■ **Written task**
In the entries below, find the line containing "Give me the TikZ source for this diagram." and the line containing "inner sep=0pt] (datalbl)". Copy those two lines and everything between them exactly, without the pictures.

## Start

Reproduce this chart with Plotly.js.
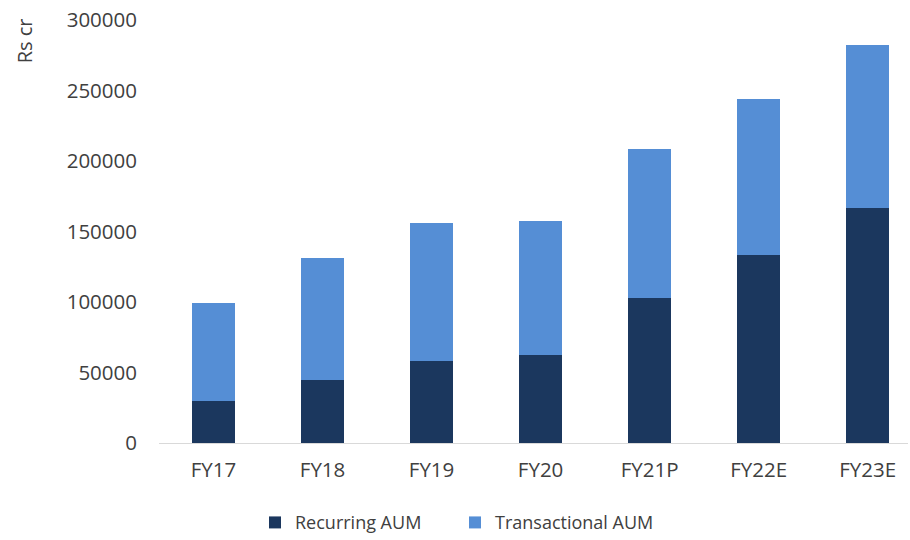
<!DOCTYPE html>
<html>
<head>
<meta charset="utf-8">
<script src="https://cdn.plot.ly/plotly-3.0.1.min.js"></script>
<style>
  html, body { margin: 0; padding: 0; background: #ffffff; }
  #chart { width: 910px; height: 540px; }
</style>
</head>
<body>
<div id="chart"></div>
<script>
// Fiscal years on the category axis
const years = ["FY17", "FY18", "FY19", "FY20", "FY21P", "FY22E", "FY23E"];

// AUM split, Rs crore
const recurringAUM = [30000, 44500, 58000, 62500, 102500, 133500, 166500];
const transactionalAUM = [69000, 86500, 98000, 95000, 106000, 110500, 116000];

// Y-axis ticks
const yTicks = [0, 50000, 100000, 150000, 200000, 250000, 300000];

const FONT = "Open Sans, DejaVu Sans, sans-serif";
const TEXT_COLOR = "#404040";

const traces = [
  {
    type: "bar",
    name: "Recurring AUM",
    x: years,
    y: recurringAUM,
    marker: { color: "#1B375E" },
    hoverinfo: "x+y+name"
  },
  {
    type: "bar",
    name: "Transactional AUM",
    x: years,
    y: transactionalAUM,
    marker: { color: "#558ED5" },
    hoverinfo: "x+y+name"
  }
];

const layout = {
  width: 910,
  height: 540,
  barmode: "stack",
  bargap: 0.606,
  paper_bgcolor: "#ffffff",
  plot_bgcolor: "#ffffff",
  margin: { l: 159, r: 2, t: 20, b: 97 },
  font: { family: FONT, size: 20, color: TEXT_COLOR },
  xaxis: {
    type: "category",
    range: [-0.5, 6.37],
    showgrid: false,
    zeroline: false,
    showline: true,
    linecolor: "#d9d9d9",
    linewidth: 1,
    ticks: "",
    ticklabelstandoff: 8,
    tickfont: { family: FONT, size: 20.5, color: TEXT_COLOR }
  },
  yaxis: {
    range: [0, 300000],
    tickvals: yTicks,
    ticktext: yTicks.map(String),
    showgrid: false,
    zeroline: false,
    showline: false,
    ticks: "",
    ticklabelstandoff: 21,
    tickfont: { family: FONT, size: 20.5, color: TEXT_COLOR }
  },
  showlegend: true,
  legend: {
    orientation: "h",
    xref: "container",
    yref: "container",
    x: 0.5,
    xanchor: "center",
    y: 0.032,
    yanchor: "middle",
    font: { family: FONT, size: 18, color: TEXT_COLOR },
    traceorder: "normal",
    itemwidth: 30,
    entrywidth: 155
  },
  annotations: [
    {
      text: "Rs cr",
      xref: "paper",
      yref: "paper",
      x: -0.18,
      y: 0.95,
      xanchor: "center",
      yanchor: "middle",
      textangle: -90,
      showarrow: false,
      font: { family: FONT, size: 20, color: TEXT_COLOR }
    }
  ]
};

Plotly.newPlot("chart", traces, layout, { displayModeBar: false, staticPlot: true });
</script>
</body>
</html>
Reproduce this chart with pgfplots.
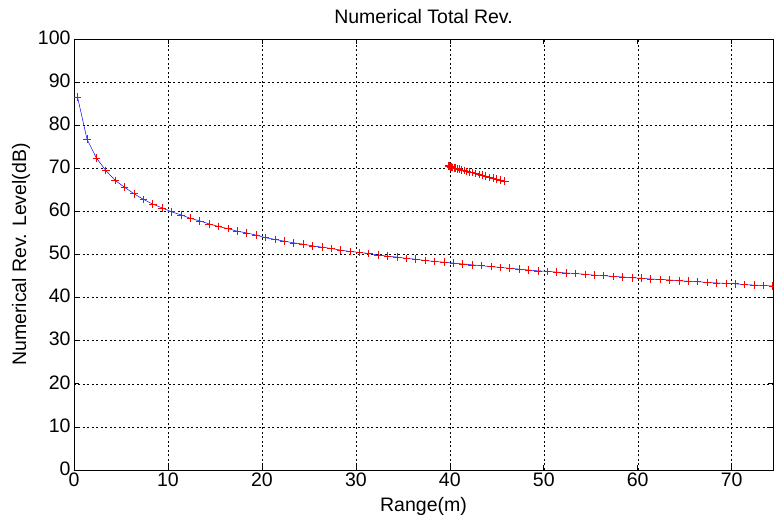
\documentclass[border=0pt]{standalone}
\usepackage{pgfplots}
\pgfplotsset{compat=1.18}
\usepackage{fontspec}
\setmainfont{Liberation Sans}
\begin{document}
\begin{tikzpicture}[x=1pt,y=1pt]
\path[use as bounding box] (-74,-48) rectangle (700,470);
\begin{axis}[
  at={(0,0)}, anchor=south west,
  scale only axis, width=699pt, height=431pt,
  xmin=0, xmax=74.4, ymin=0, ymax=100,
  xtick={0,10,...,70}, ytick={0,10,...,100},
  grid=major,
  major grid style={black, line width=0.4pt, dash pattern=on 2pt off 2.5pt},
  axis line style={black, line width=0.6pt},
  tick style={black, line width=0.6pt},
  tick align=inside, major tick length=5pt,
  xticklabel={\fontsize{19.5}{22}\selectfont\pgfmathprintnumber[assume math mode=true]{\tick}},
  yticklabel={\fontsize{19.5}{22}\selectfont\pgfmathprintnumber[assume math mode=true]{\tick}},
  xticklabel style={yshift=-1pt, inner sep=2pt, outer sep=0pt},
  yticklabel style={xshift=-1.5pt, yshift=1.5pt, inner sep=2pt, outer sep=0pt},
  title={Numerical Total Rev.},
  every axis title/.style={at={(axis description cs:0.5,1.051)}, anchor=center, font=\fontsize{19.5}{22}\selectfont},
  xlabel={Range(m)},
  ylabel={Numerical Rev. Level(dB)},
  every axis x label/.style={at={(axis description cs:0.5,-0.0835)}, anchor=center, font=\fontsize{19.5}{22}\selectfont},
  every axis y label/.style={at={(axis description cs:-0.0758,0.5)}, rotate=90, anchor=center, font=\fontsize{19.5}{22}\selectfont},
]
\pgfplotstableread{
x y
0.38 86.5
1.38 76.8
2.38 72.4
3.38 69.5
4.38 67.2
5.38 65.6
6.38 64.1
7.38 62.8
8.38 61.7
9.38 60.8
10.38 59.9
11.38 59.2
12.38 58.4
13.38 57.8
14.38 57.1
15.38 56.5
16.38 56.0
17.38 55.4
18.38 55.0
19.38 54.5
20.38 53.9
21.38 53.5
22.38 53.1
23.38 52.7
24.38 52.4
25.38 52.0
26.38 51.7
27.38 51.4
28.38 51.0
29.38 50.7
30.38 50.5
31.38 50.2
32.38 49.9
33.38 49.6
34.38 49.4
35.38 49.1
36.38 48.9
37.38 48.6
38.38 48.4
39.38 48.2
40.38 48.0
41.38 47.8
42.38 47.6
43.38 47.4
44.38 47.2
45.38 47.0
46.38 46.8
47.38 46.6
48.38 46.4
49.38 46.2
50.38 46.1
51.38 45.9
52.38 45.7
53.38 45.6
54.38 45.4
55.38 45.2
56.38 45.1
57.38 44.9
58.38 44.8
59.38 44.6
60.38 44.5
61.38 44.3
62.38 44.2
63.38 44.1
64.38 43.9
65.38 43.8
66.38 43.7
67.38 43.5
68.38 43.4
69.38 43.3
70.38 43.2
71.38 43.0
72.38 42.9
73.38 42.8
74.38 42.7
}\main
\pgfplotstableread{
x y
39.85 70.6
39.90 70.5
39.95 70.5
40.00 70.4
40.05 70.4
40.10 70.3
40.20 70.3
40.30 70.2
40.45 70.1
40.60 70.0
40.80 69.9
41.00 69.8
41.25 69.6
41.50 69.5
41.80 69.3
42.10 69.1
42.40 69.0
42.75 68.8
43.10 68.6
43.45 68.4
43.80 68.2
44.20 67.9
44.60 67.7
45.00 67.5
45.40 67.3
45.85 67.0
}\cluster
\addplot[blue, line width=0.5pt, mark=none] table {\main};
\addplot[red, only marks, mark=+, mark size=3.8pt, mark options={line width=0.65pt}] table {\main};
\addplot[blue, line width=0.5pt, mark=none] table {\cluster};
\addplot[red, only marks, mark=+, mark size=3.8pt, mark options={line width=0.65pt}] table {\cluster};
\end{axis}
\end{tikzpicture}
\end{document}
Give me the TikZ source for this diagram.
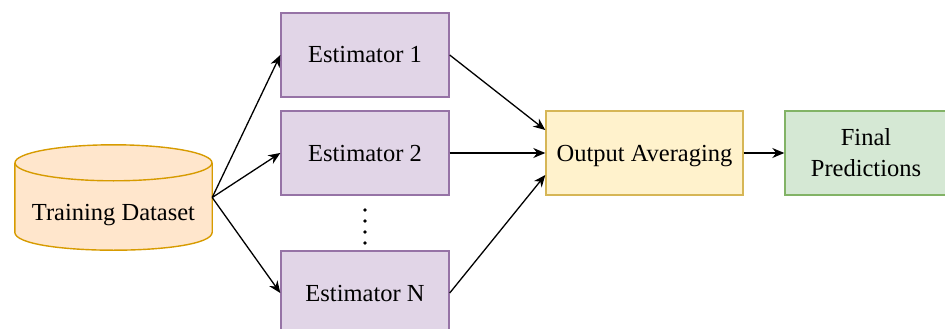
\documentclass[tikz,border=0pt]{standalone}
\usepackage{fontspec}
\setmainfont{Liberation Serif}
\usetikzlibrary{arrows.meta,calc}

\definecolor{cylfill}{HTML}{FFE6CC}
\definecolor{cylline}{HTML}{D79B00}
\definecolor{estfill}{HTML}{E1D5E7}
\definecolor{estline}{HTML}{9673A6}
\definecolor{avgfill}{HTML}{FFF2CC}
\definecolor{avgline}{HTML}{D6B656}
\definecolor{finfill}{HTML}{D5E8D4}
\definecolor{finline}{HTML}{82B366}

\begin{document}
\begin{tikzpicture}[x=1pt,y=-1pt,
  font=\fontsize{24.5}{31}\selectfont,
  oneline/.style={text height=16pt, text depth=0pt},
  box/.style={draw, line width=1.4pt, inner sep=0pt, align=center, minimum height=84pt},
  est/.style={box, oneline, fill=estfill, draw=estline, minimum width=168pt},
  arr/.style={-{Stealth[length=12pt,width=10pt]}, line width=1.3pt},
  cyl/.style={draw=cylline, line width=1.4pt}
]
\useasboundingbox (0,0) rectangle (945,329);

% storage cylinder for the training data
\node[minimum width=197pt, minimum height=105pt, inner sep=0pt] (data) at (113.5,197.5) {};
\coordinate (tl) at ($(data.north west)+(0,18)$);
\coordinate (tr) at ($(data.north east)+(0,18)$);
\coordinate (bl) at ($(data.south west)+(0,-18)$);
\coordinate (br) at ($(data.south east)+(0,-18)$);
\coordinate (topc) at ($(data.north)+(0,18)$);
\fill[cylfill] (tl) -- (bl) .. controls ($(bl)+(0,24)$) and ($(br)+(0,24)$) .. (br) -- (tr) -- cycle;
\draw[cyl] (tl) -- (bl) .. controls ($(bl)+(0,24)$) and ($(br)+(0,24)$) .. (br) -- (tr);
\draw[cyl, fill=cylfill] (topc) ellipse [x radius=98.5, y radius=18];
\node[oneline, inner sep=0pt] (datalbl) at (113.5,212.5) {Training Dataset};

% estimators
\node[est] (e1) at (365,55) {Estimator 1};
\node[est] (e2) at (365,153) {Estimator 2};
\node[est] (en) at (365,293) {Estimator N};

% vertical ellipsis between estimator 2 and N
\foreach \y in {210,221,232,243}
  \fill (365,\y) circle (1.8pt);

% aggregation and result
\node[box, oneline, fill=avgfill, draw=avgline, minimum width=197pt] (avg) at (644.5,153) {Output Averaging};
\node[box, fill=finfill, draw=finline, minimum width=162pt] (final) at (866,153) {Final\\Predictions};

% connectors
\draw[arr] (data.east) -- (e1.west);
\draw[arr] (data.east) -- (e2.west);
\draw[arr] (data.east) -- (en.west);
\draw[arr] (e1.east) -- ($(avg.west)+(0,-23)$);
\draw[arr] (e2.east) -- (avg.west);
\draw[arr] (en.east) -- ($(avg.west)+(0,22)$);
\draw[arr] (avg.east) -- (final.west);
\end{tikzpicture}
\end{document}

## End

■ **Finished task**
Give me the TikZ source for this diagram.
\documentclass[tikz,border=0pt]{standalone}
\usepackage{fontspec}
\setmainfont{Liberation Serif}
\usetikzlibrary{arrows.meta,calc}

\definecolor{cylfill}{HTML}{FFE6CC}
\definecolor{cylline}{HTML}{D79B00}
\definecolor{estfill}{HTML}{E1D5E7}
\definecolor{estline}{HTML}{9673A6}
\definecolor{avgfill}{HTML}{FFF2CC}
\definecolor{avgline}{HTML}{D6B656}
\definecolor{finfill}{HTML}{D5E8D4}
\definecolor{finline}{HTML}{82B366}

\begin{document}
\begin{tikzpicture}[x=1pt,y=-1pt,
  font=\fontsize{24.5}{31}\selectfont,
  oneline/.style={text height=16pt, text depth=0pt},
  box/.style={draw, line width=1.4pt, inner sep=0pt, align=center, minimum height=84pt},
  est/.style={box, oneline, fill=estfill, draw=estline, minimum width=168pt},
  arr/.style={-{Stealth[length=12pt,width=10pt]}, line width=1.3pt},
  cyl/.style={draw=cylline, line width=1.4pt}
]
\useasboundingbox (0,0) rectangle (945,329);

% storage cylinder for the training data
\node[minimum width=197pt, minimum height=105pt, inner sep=0pt] (data) at (113.5,197.5) {};
\coordinate (tl) at ($(data.north west)+(0,18)$);
\coordinate (tr) at ($(data.north east)+(0,18)$);
\coordinate (bl) at ($(data.south west)+(0,-18)$);
\coordinate (br) at ($(data.south east)+(0,-18)$);
\coordinate (topc) at ($(data.north)+(0,18)$);
\fill[cylfill] (tl) -- (bl) .. controls ($(bl)+(0,24)$) and ($(br)+(0,24)$) .. (br) -- (tr) -- cycle;
\draw[cyl] (tl) -- (bl) .. controls ($(bl)+(0,24)$) and ($(br)+(0,24)$) .. (br) -- (tr);
\draw[cyl, fill=cylfill] (topc) ellipse [x radius=98.5, y radius=18];
\node[oneline, inner sep=0pt] (datalbl) at (113.5,212.5) {Training Dataset};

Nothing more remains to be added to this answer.